Mais des Cubains exprimaient aussi le sentiment d'incertitude dans lequel les a plongés la mort du "Lider Maximo".
"Fidel était le protecteur de l'île, il s'occupait de tout", dit Indiana Valdes, une employée de banque, "on ne sait pas s'il y aura des changements".
"Est-ce que le socialisme survivra à Fidel ?", s'interroge cette femme, évoquant "toutes ces années" passées sous le règne des Castro. "Je ne sais pas", dit-elle en haussant les épaules.
Le "Lider Maximo" avait cédé le pouvoir à son frère Raul en 2006 après une hémorragie intestinale. Entre février 2014 et avril 2015, il avait totalement disparu des écrans cubains, ce qui nourrissait de nombreuses rumeurs sur son état de santé.
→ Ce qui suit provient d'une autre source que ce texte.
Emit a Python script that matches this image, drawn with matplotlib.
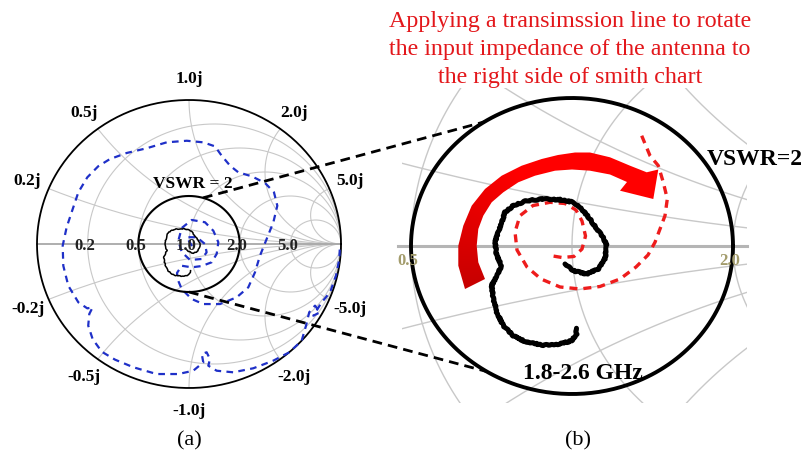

Mais depuis un an et demi, même si ses déplacements restaient limités, il avait recommencé à recevoir chez lui personnalités et les dignitaires étrangers.
A l'ombre de son frère, Raul Castro a engagé ces dix dernières années un lent processus de réformes économiques destinées à sauver Cuba de la faillite avec une ouverture accrue à l'initiative privée et à l'investissement étranger.
"Le socialisme a survécu à la longue maladie de Fidel Castro et il continuera certainement après sa mort", juge Jorge Duany, directeur de l'institut de recherche cubaine à l'université internationale de Floride.
Cependant, cet expert estime que son décès "accélérera probablement les réformes économiques". Mais "il faudra sûrement attendre le retrait de la présidence de Raul, annoncé pour 2018, pour évaluer plus clairement s'il y aura des changements substantiels à la tête" de l'Etat, ajoute-t-il.
'Dictateur' ou 'figure historique' ?
Pour la deuxième nuit consécutive, des Cubains de Miami ont célébré dans leur quartier de "Little Havana" la mort de Fidel Castro, jusqu'à l'aube dimanche.
"Je ne me fatigue pas de faire la fête (...) parce que je pensais que ce moment n'arriverait jamais", dit une femme, Delsy, devant le Café Versailles, point de ralliement depuis des décennies des exilés cubains.
"Fidel, toi le tyran, emmène aussi ton frère", scandaient certains exilés dans une cacophonie de klaxons, tambours et chansons.
L'annonce de la mort de cette figure centrale de la Guerre froide a déclenché une pluie de réactions dans le monde entier.
Le président-élu des Etats-Unis Donald Trump a dénoncé un "dictateur brutal qui a opprimé son propre peuple", promettant de "tout" faire pour contribuer à la liberté du peuple cubain, et confirmant à demi-mot ses réserves sur le rapprochement entamé depuis fin 2014 entre les Etats-Unis et Cuba.
"L'histoire jugera de l'impact énorme" de Fidel Castro, avait auparavant déclaré le président américain Barack Obama, ajoutant : "Nous avons travaillé dur" pour tourner la page de la "discorde".
Le président russe Vladimir Poutine a quant à lui salué un "homme d'Etat émérite" et "un ami sincère et fiable de la Russie", tandis que le roi d'Espagne rendait hommage à une "figure d'une indiscutable importance historique".
Pour le chauffeur de taxi Carlos Manuel, "le plus important reste que (Fidel) est mort quand Dieu l'a voulu, et non quand l'ont voulu les contre-révolutionnaires" et les Cubains de Miami, accusés d'avoir commandité des centaines de tentatives d'assassinats contre le "Comandante".